ECLI:NL:GHARL:2013:5945
Gerechtshof Arnhem-Leeuwarden
- Hoger beroep
- M. Otte
- H. Abbink
- R. de Groot
- Rechtspraak.nl
Niet-ontvankelijkheid van het openbaar ministerie in de vervolging wegens schending van het beginsel van redelijke en billijke afweging
In deze zaak heeft het Gerechtshof Arnhem-Leeuwarden op 12 augustus 2013 uitspraak gedaan in hoger beroep tegen een vonnis van de politierechter in de rechtbank Midden-Nederland. De verdachte had hoger beroep ingesteld tegen een eerdere veroordeling voor bedreiging. De zaak kwam aan het hof na een zitting op 29 juli 2013, waarbij het hof kennisnam van de vordering van de advocaat-generaal en de verdediging door de raadsvrouw van de verdachte, mr. M.P. Hilhorst. De tenlastelegging betrof bedreiging van [slachtoffer 1] en/of zijn familieleden op 12 oktober 2012, waarbij de verdachte dreigende woorden had geuit over het gebruik van een messenblok.
Het hof heeft de ontvankelijkheid van het openbaar ministerie in de vervolging beoordeeld aan de hand van het opportuniteitsbeginsel, zoals neergelegd in artikel 167 van het Wetboek van Strafvordering.

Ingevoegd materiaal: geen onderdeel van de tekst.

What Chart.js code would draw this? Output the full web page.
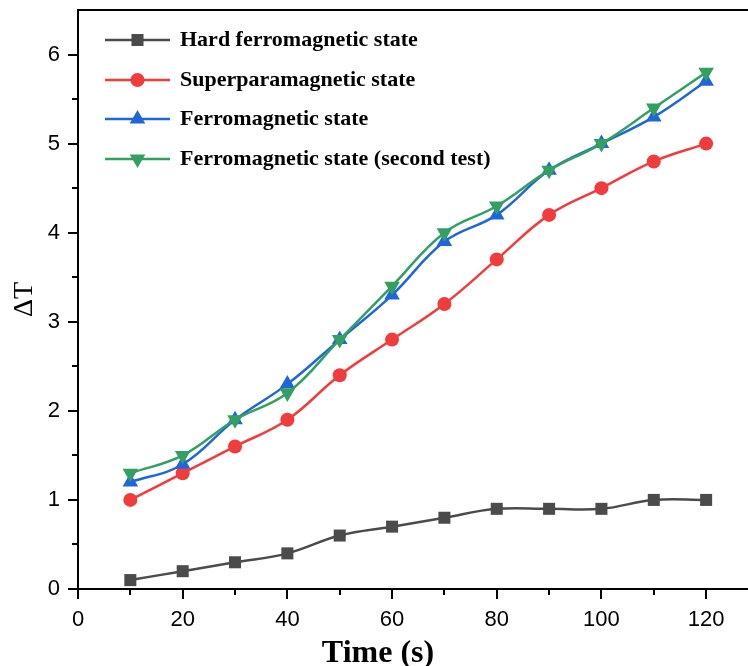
<!DOCTYPE html>
<html>
<head>
<meta charset="utf-8">
<script src="https://cdn.jsdelivr.net/npm/chart.js@4.4.1/dist/chart.umd.min.js"></script>
<style>
html,body{margin:0;padding:0;background:#fff;}
canvas{display:block;}
</style>
</head>
<body>
<canvas id="c" width="748" height="666"></canvas>
<script>
const timeValues = [10, 20, 30, 40, 50, 60, 70, 80, 90, 100, 110, 120];
const hardFerro = [0.1, 0.2, 0.3, 0.4, 0.6, 0.7, 0.8, 0.9, 0.9, 0.9, 1.0, 1.0];
const superPara = [1.0, 1.3, 1.6, 1.9, 2.4, 2.8, 3.2, 3.7, 4.2, 4.5, 4.8, 5.0];
const ferro = [1.2, 1.4, 1.9, 2.3, 2.8, 3.3, 3.9, 4.2, 4.7, 5.0, 5.3, 5.7];
const ferroSecond = [1.3, 1.5, 1.9, 2.2, 2.8, 3.4, 4.0, 4.3, 4.7, 5.0, 5.4, 5.8];
const seriesLabels = ['Hard ferromagnetic state', 'Superparamagnetic state', 'Ferromagnetic state', 'Ferromagnetic state (second test)'];
const xTickValues = [0, 20, 40, 60, 80, 100, 120];
const xMinorValues = [10, 30, 50, 70, 90, 110];
const yTickValues = [0, 1, 2, 3, 4, 5, 6];
const yMinorValues = [0.5, 1.5, 2.5, 3.5, 4.5, 5.5];
const xTitle = 'Time (s)';
const yTitle = 'ΔT';

const toPts = arr => arr.map((v, i) => ({x: timeValues[i], y: v}));

const styles = [
  {color: '#4b4b4b', pointStyle: 'rect', radius: 8.5, rotation: 0, order: 3},
  {color: '#f03c3c', pointStyle: 'circle', radius: 7, rotation: 0, order: 2},
  {color: '#1f66da', pointStyle: 'triangle', radius: 9, rotation: 0, order: 1},
  {color: '#33a062', pointStyle: 'triangle', radius: 9, rotation: 180, order: 0}
];
const seriesData = [hardFerro, superPara, ferro, ferroSecond];

const datasets = seriesData.map((d, i) => ({
  label: seriesLabels[i],
  data: toPts(d),
  borderColor: styles[i].color,
  backgroundColor: styles[i].color,
  borderWidth: 2.5,
  pointStyle: styles[i].pointStyle,
  pointRadius: styles[i].radius,
  pointRotation: styles[i].rotation,
  pointBorderWidth: 0,
  pointBackgroundColor: styles[i].color,
  tension: 0.4,
  order: styles[i].order,
  clip: false
}));

function drawMarker(ctx, style, r, rot, x, y, color) {
  ctx.save();
  ctx.fillStyle = color;
  ctx.beginPath();
  if (style === 'rect') {
    const s = Math.SQRT1_2 * r;
    ctx.rect(x - s, y - s, 2 * s, 2 * s);
  } else if (style === 'circle') {
    ctx.arc(x, y, r, 0, Math.PI * 2);
  } else {
    let a = rot * Math.PI / 180;
    for (let k = 0; k < 3; k++) {
      const px = x + Math.sin(a) * r, py = y - Math.cos(a) * r;
      if (k === 0) ctx.moveTo(px, py); else ctx.lineTo(px, py);
      a += 2 * Math.PI / 3;
    }
    ctx.closePath();
  }
  ctx.fill();
  ctx.restore();
}

const framePlugin = {
  id: 'frame',
  afterDraw(chart) {
    const ctx = chart.ctx;
    const a = chart.chartArea;
    const xs = chart.scales.x, ys = chart.scales.y;
    ctx.save();
    ctx.strokeStyle = '#000';
    ctx.lineWidth = 2;
    ctx.beginPath();
    ctx.moveTo(a.left - 1, a.top);
    ctx.lineTo(a.right, a.top);
    ctx.stroke();
    ctx.beginPath();
    xTickValues.forEach(v => { const p = Math.round(xs.getPixelForValue(v)); ctx.moveTo(p, a.bottom); ctx.lineTo(p, a.bottom + 10); });
    xMinorValues.forEach(v => { const p = Math.round(xs.getPixelForValue(v)); ctx.moveTo(p, a.bottom); ctx.lineTo(p, a.bottom + 6); });
    yTickValues.forEach(v => { const p = Math.round(ys.getPixelForValue(v)); ctx.moveTo(a.left, p); ctx.lineTo(a.left - 10, p); });
    yMinorValues.forEach(v => { const p = Math.round(ys.getPixelForValue(v)); ctx.moveTo(a.left, p); ctx.lineTo(a.left - 6, p); });
    ctx.stroke();

    // x axis title
    ctx.fillStyle = '#000';
    ctx.font = 'bold 32px "Liberation Serif", "Times New Roman", serif';
    ctx.textAlign = 'center';
    ctx.textBaseline = 'alphabetic';
    ctx.fillText(xTitle, 378, 662);

    // legend
    const rowY = [40, 80, 119, 159];
    chart.data.datasets.forEach((ds, i) => {
      const y = rowY[i];
      ctx.strokeStyle = ds.borderColor;
      ctx.lineWidth = 2.5;
      ctx.beginPath();
      ctx.moveTo(105, y);
      ctx.lineTo(170, y);
      ctx.stroke();
      drawMarker(ctx, ds.pointStyle, ds.pointRadius, ds.pointRotation, 137.5, y, ds.pointBackgroundColor);
      ctx.fillStyle = '#000';
      ctx.font = 'bold 22px "Liberation Serif", "Times New Roman", serif';
      ctx.textBaseline = 'middle';
      ctx.textAlign = 'left';
      ctx.fillText(ds.label, 180, y);
    });
    ctx.restore();
  }
};

new Chart(document.getElementById('c'), {
  type: 'line',
  data: {datasets},
  options: {
    responsive: false,
    animation: false,
    layout: {autoPadding: false, padding: {top: 10, right: 0, left: 0, bottom: 0}},
    plugins: {legend: {display: false}, tooltip: {enabled: false}},
    scales: {
      x: {
        type: 'linear',
        min: 0,
        max: 128,
        afterBuildTicks: s => { s.ticks = xTickValues.map(v => ({value: v})); },
        afterFit: s => { s.height = 77; s.paddingLeft = 0; s.paddingRight = 0; s.paddingTop = 0; s.paddingBottom = 0; },
        grid: {display: false, drawTicks: false},
        border: {display: true, color: '#000', width: 2},
        ticks: {
          padding: 18,
          color: '#000',
          maxRotation: 0,
          autoSkip: false,
          font: {family: '"Liberation Sans", Arial, sans-serif', size: 22}
        },
        title: {display: false, text: xTitle}
      },
      y: {
        min: 0,
        max: 6.5,
        afterBuildTicks: s => { s.ticks = yTickValues.map(v => ({value: v})); },
        afterFit: s => { s.width = 78; s.paddingLeft = 0; s.paddingRight = 0; s.paddingTop = 0; s.paddingBottom = 0; },
        grid: {display: false, drawTicks: false},
        border: {display: true, color: '#000', width: 2},
        ticks: {
          padding: 18,
          color: '#000',
          autoSkip: false,
          font: {family: '"Liberation Sans", Arial, sans-serif', size: 22}
        },
        title: {
          display: true,
          text: yTitle,
          color: '#000',
          padding: {top: 11, bottom: 0},
          font: {family: '"Liberation Serif", "Times New Roman", serif', size: 28, lineHeight: 1}
        }
      }
    }
  },
  plugins: [framePlugin]
});
</script>
</body>
</html>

Het hof concludeert dat de vervolging niet verenigbaar is met de beginselen van een goede procesorde, omdat de beslissing van het openbaar ministerie om tot vervolging over te gaan niet door een redelijk handelend lid van het openbaar ministerie kon worden gerechtvaardigd. De verdachte had eerder aangifte gedaan van bedreiging door [slachtoffer 1], maar de politie had zijn aangifte niet opgenomen. De officier van justitie had vervolgens besloten om de ouders van [slachtoffer 1] op de hoogte te stellen van de uitlatingen van de verdachte, wat leidde tot verdere escalatie van de situatie.
Het hof oordeelt dat de beslissing van het openbaar ministerie om de verdachte te vervolgen in dit geval onterecht was, gezien de voorgeschiedenis en de omstandigheden waaronder de uitlatingen van de verdachte zijn gedaan. Het hof vernietigt het vonnis waarvan beroep en verklaart het openbaar ministerie niet-ontvankelijk in de strafvervolging. Deze uitspraak benadrukt het belang van een redelijke en billijke afweging in strafzaken en de verantwoordelijkheden van het openbaar ministerie in het handhaven van de rechtsorde.